PS: all the ec2 instances are on the same subnet and I can communicate between the private ipv4 of each instances on the host and inside a container but not with the 10.xx.xx.xx adress ip or with the dns.

PS 2 : I have a security group (that replace firewall with ec2 instances on aws) where I allow inbound connection
on tcp for the ports : 2377,4789,7946 and the port 7946 for udp protocole. as outbound connection I allow all the protocol on every port and every ipv4 adress

version: '3.9'
services:
  test:
    container_name: test-service
    image: thomaslpro/test-service
    depends_on:
      - registration
    command: sh -c "/wait && java -server -XX:+UnlockExperimentalVMOptions -XX:+UseContainerSupport -jar test.jar"
    deploy:
      placement:
        constraints:
          - node.role == worker
    ports:
      - 8081:8081
    environment:
      - SPRING_PROFILES_ACTIVE=prod
      - EUREKA_CLIENT_SERVICEURL_DEFAULTZONE=http://tasks.my_app_registration:8761/eureka
      - WAIT_HOSTS=tasks.my_app_registration:9999
      - WAIT_HOSTS_TIMEOUT=300
      - WAIT_SLEEP_INTERVAL=30
      - WAIT_HOST_CONNECT_TIMEOUT=30
    networks:
      - app-network
  configuration:
    container_name: config-service
    image: thomaslpro/config-service
    deploy:
      placement:
        constraints:
          - node.role == worker
    ports:
      - 8888:8888
    environment:
      - SPRING_PROFILES_ACTIVE=prod
    networks:
      - app-network
  gateway:
    container_name: gateway
    image: thomaslpro/gateway-service
    depends_on:
      - registration
    command: sh -c "/wait && java -server -XX:+UnlockExperimentalVMOptions -XX:+UseContainerSupport -jar gateway.jar"
    deploy:
      placement:
        constraints:
          - node.role == worker 
    ports:
      - 9999:9999
    environment:
      - SPRING_PROFILES_ACTIVE=prod
      - EUREKA_CLIENT_SERVICEURL_DEFAULTZONE=http://tasks.my_app_registration:8761/eureka
      - WAIT_HOSTS=tasks.my_app_registration:9999
      - WAIT_HOSTS_TIMEOUT=300
      - WAIT_SLEEP_INTERVAL=30
      - WAIT_HOST_CONNECT_TIMEOUT=30
    networks:
      - app-network
  registration:
    container_name: registration
    image: thomaslpro/registration-service
    depends_on:
      - configuration
    command: sh -c "/wait && java -server -XX:+UnlockExperimentalVMOptions -XX:+UseContainerSupport -jar registration.jar"
    deploy:
      placement:
        constraints:
          - node.role == worker
    ports:
      - 8761:8761
    environment:
      - SPRING_PROFILES_ACTIVE=prod
      - EUREKA_CLIENT_SERVICEURL_DEFAULTZONE=http://tasks.my_app_registration:8761/eureka
      - WAIT_HOSTS=tasks.my_app_configuration:8888
      - WAIT_HOSTS_TIMEOUT=300
      - WAIT_SLEEP_INTERVAL=30
      - WAIT_HOST_CONNECT_TIMEOUT=30
    networks:
      - app-network
networks:
  app-network:
    name: app-network
    driver: overlay
    internal: true
    attachable: true

Port 4789 needs to be udp instead of tcp in your SG.

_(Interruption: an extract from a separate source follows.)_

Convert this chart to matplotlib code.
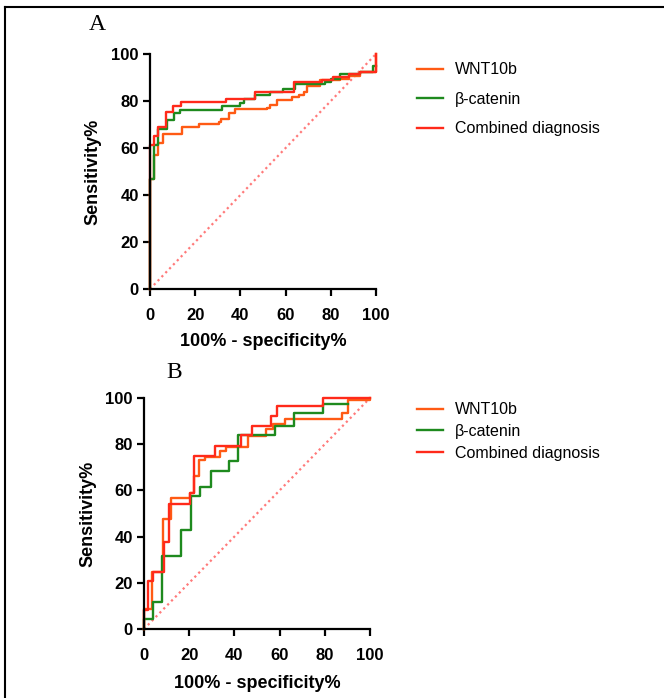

Is it realy intended to use tasks.<service-name>? This resolves the multi-value dns record with all container ip’s, instead of the service vip ip. If your application does not cache dns resolution results, then it should be fine. If it does I would stick to the service name, which will resolve to the vip ip. The vip will distribute traffic round robbin under the hood, and is suited for requests that are processed with 900 seconds. It is unsuited for long lasting connections, like connections to a database container that remain permanently open.

Hi,

Thanks for your response it works ! I feel a bit dump to struggle just because I used the wrong protocole …

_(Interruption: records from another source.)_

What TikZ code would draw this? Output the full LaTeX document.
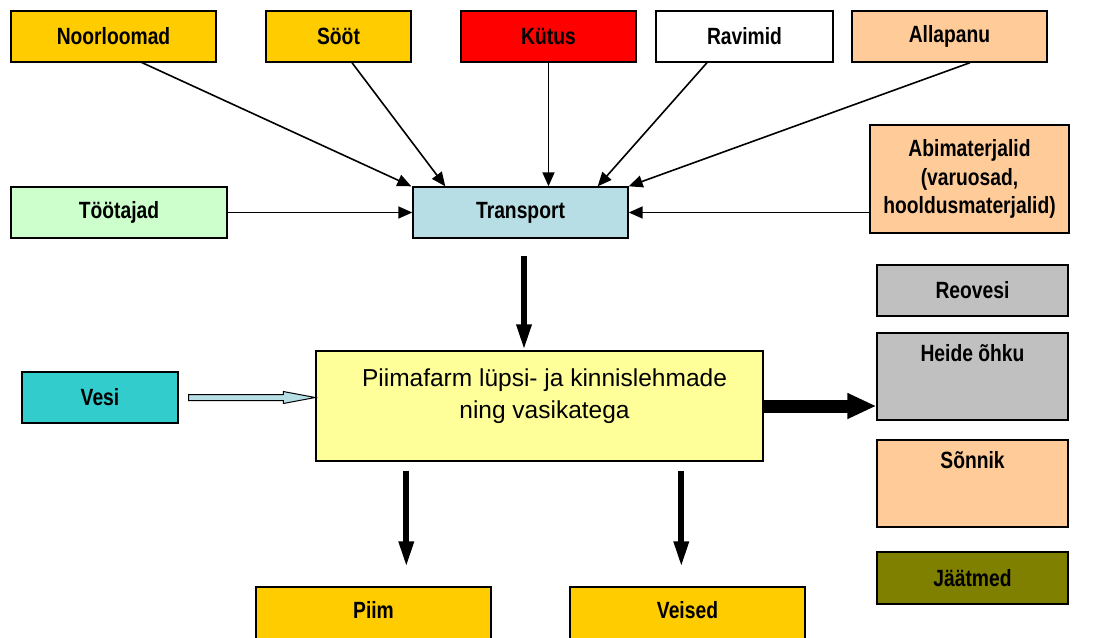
\documentclass[tikz,border=0pt]{standalone}
\usepackage{fontspec}
\setmainfont{Liberation Sans}
\newfontfamily\narr{Liberation Sans}[FakeStretch=0.82]
\usetikzlibrary{arrows.meta,calc}
\definecolor{gold}{HTML}{FFCC00}
\definecolor{kred}{HTML}{FF0000}
\definecolor{peach}{HTML}{FFCC99}
\definecolor{mint}{HTML}{CCFFCC}
\definecolor{lblue}{RGB}{183,222,228}
\definecolor{grey}{HTML}{C0C0C0}
\definecolor{olive}{HTML}{808000}
\definecolor{teal}{HTML}{33CCCC}
\definecolor{lyellow}{HTML}{FFFF99}
\begin{document}
\begin{tikzpicture}[x=1pt,y=-1pt,
  box/.style={draw=black, line width=1.4pt, inner sep=0pt, align=center,
    font=\narr\bfseries\fontsize{23.5}{28.5}\selectfont},
  toplbl/.style={font=\narr\bfseries\fontsize{23.5}{28.5}\selectfont, anchor=north, yshift=-9pt},
  thin/.style={line width=1.6pt, -{Triangle[length=14pt,width=12pt]}},
  thick/.style={line width=6pt, -{Triangle[length=26pt,width=14pt]}},
  fat/.style={line width=13pt, -{Triangle[length=29pt,width=24pt]}}]
\useasboundingbox (0,0) rectangle (1099,637);
% top row
\node[box, fill=gold, minimum width=205, minimum height=51] (noor) at (113.5,36.5) {Noorloomad};
\node[box, fill=gold, minimum width=145, minimum height=51] (soot) at (338.5,36.5) {Sööt};
\node[box, fill=kred, minimum width=175, minimum height=51] (kutus) at (548.5,36.5) {Kütus};
\node[box, fill=white, minimum width=177, minimum height=51] (ravi) at (744.5,36.5) {Ravimid};
\node[box, fill=peach, minimum width=195, minimum height=51] (alla) at (949.5,36.5) {Allapanu};
% second row
\node[box, fill=mint, minimum width=216, minimum height=51] (toot) at (119,212.5) {Töötajad};
\node[box, fill=lblue, minimum width=215, minimum height=51] (trans) at (520.5,212.5) {Transport};
\node[box, fill=peach, minimum width=199, minimum height=108] (abim) at (969.5,179) {Abimaterjalid\\(varuosad,\\hooldusmaterjalid)};
% right column
\node[box, fill=grey, minimum width=191, minimum height=51] (reo) at (972.5,290.5) {Reovesi};
\node[box, fill=grey, minimum width=191, minimum height=87,
  label={[toplbl]north:Heide õhku}] (heide) at (972.5,376.5) {};
\node[box, fill=peach, minimum width=191, minimum height=87,
  label={[toplbl]north:Sõnnik}] (sonnik) at (972.5,483.5) {};
\node[box, fill=olive, minimum width=191, minimum height=52] (jaat) at (972.5,578) {Jäätmed};
% middle
\node[box, fill=teal, minimum width=156, minimum height=51] (vesi) at (100,397.5) {Vesi};
\node[box, fill=lyellow, minimum width=447, minimum height=110,
  label={[anchor=north, yshift=-15pt, align=center, xshift=5pt,
    font=\fontsize{24.5}{32}\selectfont]north:Piimafarm lüpsi- ja kinnislehmade\\ning vasikatega}] (farm) at (539.5,406) {};
% bottom
\node[box, fill=gold, minimum width=235, minimum height=61] (piim) at (373.5,617.5) {};
\node[font=\narr\bfseries\fontsize{23.5}{28.5}\selectfont] at (373.5,610) {Piim};
\node[box, fill=gold, minimum width=235, minimum height=61] (veised) at (687.5,617.5) {};
\node[font=\narr\bfseries\fontsize{23.5}{28.5}\selectfont] at (687.5,610) {Veised};
% thin arrows into Transport
\draw[thin] ($(noor.south)+(26.5,-1)$) -- ($(trans.north west)+(-1,0)$);
\draw[thin] ($(soot.south)+(13.5,0)$) -- ($(trans.north west)+(33,0)$);
\draw[thin] (kutus.south) -- (trans.north -| kutus.south);
\draw[thin] ($(ravi.south)+(-37.5,0)$) -- ($(trans.north east)+(-31,0)$);
\draw[thin] ($(alla.south)+(20.5,0)$) -- (trans.north east);
\draw[thin] (toot.east) -- (trans.west);
\draw[thin] (abim.west |- trans.east) -- (trans.east);
% thick arrows
\coordinate (tstart) at ($(trans.south)+(3.5,17)$);
\draw[thick] (tstart) -- (tstart |- farm.north);
\coordinate (ps) at ($(farm.south west)+(91,9)$);
\draw[thick, shorten >=19pt] (ps) -- (ps |- piim.north);
\coordinate (vs) at ($(farm.south west)+(366,9)$);
\draw[thick, shorten >=19pt] (vs) -- (vs |- veised.north);
\draw[fat] (farm.east) -- (heide.west |- farm.east);
% Vesi block arrow
\coordinate (vtip) at (farm.west |- vesi.east);
\draw[fill=lblue, line width=1pt, line join=miter]
  ($(vesi.east)+(10,-3)$) -- ($(vtip)+(-32,-3)$) -- ($(vtip)+(-32,-6)$) -- (vtip)
  -- ($(vtip)+(-32,6)$) -- ($(vtip)+(-32,3)$) -- ($(vesi.east)+(10,3)$) -- cycle;
\end{tikzpicture}
\end{document}
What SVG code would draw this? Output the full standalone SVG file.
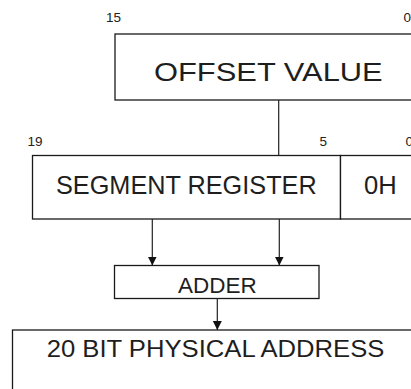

About tasks.<service-name> well according to the docker swarm documentation it’s how container discovery works for docker swarm cluster. I don’t cache dns resolution results, at least not that I am aware of and Idk if spring boot app does it by default but never heard of it so I supposed it doesn’t.

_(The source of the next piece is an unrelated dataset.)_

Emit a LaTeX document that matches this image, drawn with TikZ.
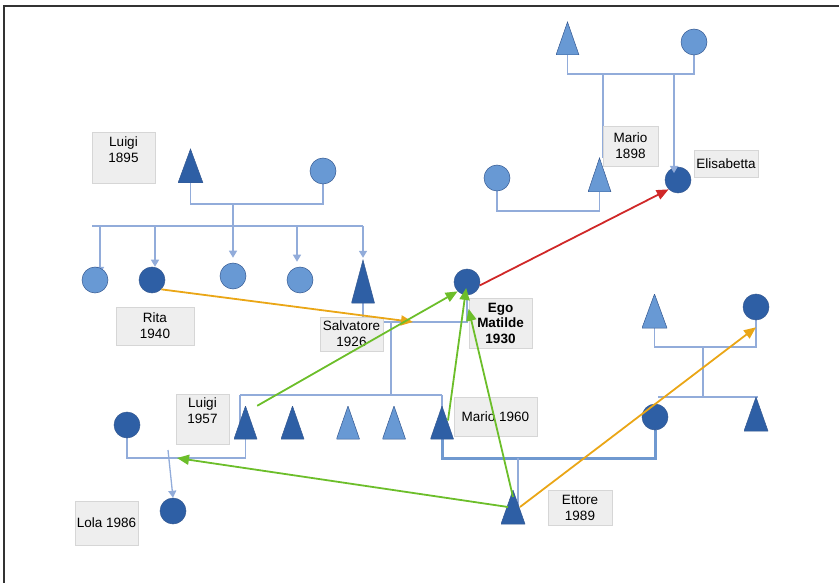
\documentclass[tikz,border=0pt]{standalone}
\usepackage{fontspec}
\setmainfont{Liberation Sans}
\usetikzlibrary{arrows.meta,backgrounds}

\definecolor{bluScuro}{RGB}{46,95,165}
\definecolor{bluChiaro}{RGB}{104,153,212}
\definecolor{bordoBlu}{RGB}{52,88,145}
\definecolor{linea}{RGB}{146,172,218}
\definecolor{lineaSpessa}{RGB}{112,153,208}
\definecolor{grigioBox}{RGB}{238,238,238}
\definecolor{bordoBox}{RGB}{214,214,214}
\definecolor{verde}{RGB}{108,190,42}
\definecolor{arancio}{RGB}{234,166,22}
\definecolor{rosso}{RGB}{208,40,40}

\tikzset{
  donna/.style={circle, minimum size=26pt, inner sep=0pt, draw=bordoBlu, line width=0.5pt, fill=#1},
  uomo/.style={minimum width=24pt, minimum height=34pt, inner sep=0pt,
    path picture={\filldraw[fill=#1, draw=bordoBlu, line width=0.5pt]
      (path picture bounding box.south west) -- (path picture bounding box.south east)
      -- (path picture bounding box.north) -- cycle;}},
  cartellino/.style={draw=bordoBox, fill=grigioBox, line width=0.8pt, align=center,
    inner sep=0pt, font=\fontsize{13.5}{16}\selectfont},
  parentela/.style={draw=linea, line width=1.3pt},
  discende/.style={parentela, -{Triangle[length=7pt,width=8pt]}},
  freccia/.style={line width=1.8pt, -{Triangle[length=12pt,width=10pt]}},
}

\begin{document}
\begin{tikzpicture}[x=1pt, y=-1pt]
    \useasboundingbox (0,0) rectangle (839,583);

    % Cornice
    \draw[line width=1.5pt, black!80] (4,583) -- (4,6) -- (839,6);

    % Punti di unione
    \coordinate (uA) at (233,204);
    \coordinate (fA) at (92,226);
    \coordinate (fB) at (363,226);
    \coordinate (uB) at (391,322);
    \coordinate (nozzeSM) at (413,322);
    \coordinate (gB1) at (240,395);
    \coordinate (gB2) at (442,395);
    \coordinate (nozzeL) at (177,458);
    \coordinate (uC) at (168,450);
    \coordinate (uD) at (518,458);
    \coordinate (uE) at (703,347);
    \coordinate (fE1) at (658,397);
    \coordinate (fE2) at (758,397);
    \coordinate (uF) at (603,74);
    \coordinate (uF2) at (674,74);
    \coordinate (uG) at (548,211);

    % Nonni paterni e figli
    \node[uomo=bluScuro, minimum width=25pt] (luigi1) at (190.5,166) {};
    \node[donna=bluChiaro] (nonna1) at (323,171) {};
    \node[donna=bluChiaro] (fig1) at (95,280) {};
    \node[donna=bluScuro] (rita) at (152,280) {};
    \node[donna=bluChiaro] (fig3) at (233,276) {};
    \node[donna=bluChiaro] (fig4) at (300,280) {};
    \node[uomo=bluScuro, minimum width=23pt, minimum height=43pt] (salvatore) at (363,281.5) {};

    % Ego
    \node[donna=bluScuro] (matilde) at (467,282) {};

    % Figli di Salvatore e Matilde
    \node[uomo=bluScuro, minimum width=23pt, minimum height=33pt] (luigi57) at (245.5,422.5) {};
    \foreach \x/\n/\c in {292.5/fr2/bluScuro, 348/fr3/bluChiaro, 394/fr4/bluChiaro}
        \node[uomo=\c, minimum width=23pt, minimum height=33pt] (\n) at (\x,422.5) {};
    \node[uomo=bluScuro, minimum width=23pt, minimum height=33pt] (mario60) at (442,422.5) {};

    % Famiglia di Luigi 1957
    \node[donna=bluScuro] (moglieL) at (127,425) {};
    \node[donna=bluScuro] (lola) at (173,511) {};

    % Famiglia di Mario 1960
    \node[donna=bluScuro] (moglieM) at (655,417) {};
    \node[uomo=bluScuro] (ettore) at (513,507) {};
    \node[uomo=bluChiaro, minimum width=25pt] (uomoE) at (654.5,311) {};
    \node[donna=bluScuro] (donnaE) at (756,307) {};
    \node[uomo=bluScuro] (fratelloE) at (756,414) {};

    % Nonni materni
    \node[uomo=bluChiaro, minimum width=23pt, minimum height=33pt] (nonnoF) at (567.5,38.5) {};
    \node[donna=bluChiaro] (nonnaF) at (694,42) {};
    \node[donna=bluScuro] (elisabetta) at (678,180) {};
    \node[uomo=bluChiaro, minimum width=23pt] (mario98) at (599.5,175) {};
    \node[donna=bluChiaro] (moglieMa) at (497,178) {};

    % Linee di parentela
    \begin{scope}[on background layer]
        \draw[parentela] (luigi1.south) |- (uA) -| (nonna1.south);
        \draw[parentela] (fA) -- (fB);
        \draw[discende, shorten >=5pt] (uA) -- (fig3.north);
        \draw[discende, shorten >=6pt] ([xshift=5pt]fig1.center |- fA) -- ([xshift=5pt]fig1.center);
        \draw[discende] ([xshift=3pt]rita.north |- fA) -- ([xshift=3pt]rita.north);
        \draw[discende, shorten >=5pt] ([xshift=-3pt]fig4.north |- fA) -- ([xshift=-3pt]fig4.north);
        \draw[discende, shorten >=2pt] (salvatore.north |- fA) -- (salvatore.north);

        \draw[parentela] (salvatore.south) |- (uB) -| (matilde.south);
        \draw[parentela] (uB) -- (uB |- gB1);
        \draw[parentela] (gB1) -- (gB2);
        \draw[parentela] (gB1) -- (gB1 |- luigi57.center);
        \draw[parentela] (gB2) -- (gB2 |- mario60.center);

        \draw[parentela] (moglieL.south) |- (nozzeL) -| (luigi57.south);
        \draw[discende] (uC) -- (lola.north);

        \draw[parentela, draw=lineaSpessa, line width=3pt] (mario60.south) |- (uD) -| (moglieM.south);
        \draw[parentela] (uD) -- (uD |- ettore.center);

        \draw[parentela] (uomoE.south) |- (uE) -| (donnaE.south);
        \draw[parentela] (uE) -- (uE |- fE1);
        \draw[parentela] (fE1) -- (fE2);

        \draw[parentela] (nonnoF.south) |- (uF) -| (nonnaF.south);
        \draw[parentela] (uF) -- (uF |- mario98.north);
        \draw[parentela] (moglieMa.south) |- (uG) -| (mario98.south);
    \end{scope}
    \draw[discende, shorten >=7pt] (uF2) -- (uF2 |- elisabetta.center);

    % Cartellini
    \node[cartellino, minimum width=63pt, minimum height=51pt] (tLuigi1) at (123.5,157.5) {Luigi\\1895\\\mbox{}};
    \node[cartellino, minimum width=78pt, minimum height=38pt] (tRita) at (155,326) {Rita\\1940};
    \node[cartellino, minimum width=63pt, minimum height=34pt] (tSalvatore) at (351.5,334) {Salvatore\\1926};
    \node[cartellino, minimum width=63pt, minimum height=50pt, font=\fontsize{13.5}{15.5}\selectfont\bfseries] (tEgo) at (500.5,323) {Ego\\Matilde\\1930};
    \node[cartellino, minimum width=53pt, minimum height=50pt] (tLuigi57) at (202.5,419) {Luigi\\1957\\\mbox{}};
    \node[cartellino, minimum width=83pt, minimum height=39pt] (tMario60) at (495.5,416.5) {Mario 1960};
    \node[cartellino, minimum width=63pt, minimum height=44pt] (tLola) at (106.5,523) {Lola 1986};
    \node[cartellino, minimum width=64pt, minimum height=35pt] (tEttore) at (580,507.5) {Ettore\\1989};
    \node[cartellino, minimum width=55pt, minimum height=40pt] (tMario98) at (630.5,146) {Mario\\1898};
    \node[cartellino, minimum width=64pt, minimum height=27pt] (tElisabetta) at (726,163.5) {Elisabetta};

    % Frecce colorate
    \draw[freccia, arancio] (rita.south east) -- (nozzeSM);
    \draw[freccia, verde] (luigi57.north east) -- (matilde.225);
    \draw[freccia, verde, shorten >=6pt] ([xshift=6pt,yshift=2pt]mario60.center) -- (matilde.center);
    \draw[freccia, verde] ([yshift=10pt]ettore.center) -- (tEgo.156);
    \draw[freccia, verde] ([xshift=-5pt]ettore.center) -- (nozzeL);
    \draw[freccia, arancio] ([xshift=7pt]ettore.center) -- ([yshift=-7pt]donnaE.south);
    \draw[freccia, rosso] (matilde.-15) -- (elisabetta.south west);

\end{tikzpicture}
\end{document}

As far as I know using service name doesn’t work to communicate between service that are on different host, it’s used for single host containers that isn’t my case. I could use ip adress instead of tasks.<service-name> but it wouldn’t be dynamic and I would have to change the IPs everytime I use new ec2 instances with different IPs

Of course it does, if they are in the same overlay network.

I strongy suggest to not use the container ip at all cost, depending on the use-case use the service name or the task.{service_name}. By default the service name resolves to a virtual ip, which forward traffic to the target containers via round robbin. It is the prefered approach, unless there is a reason to not use it.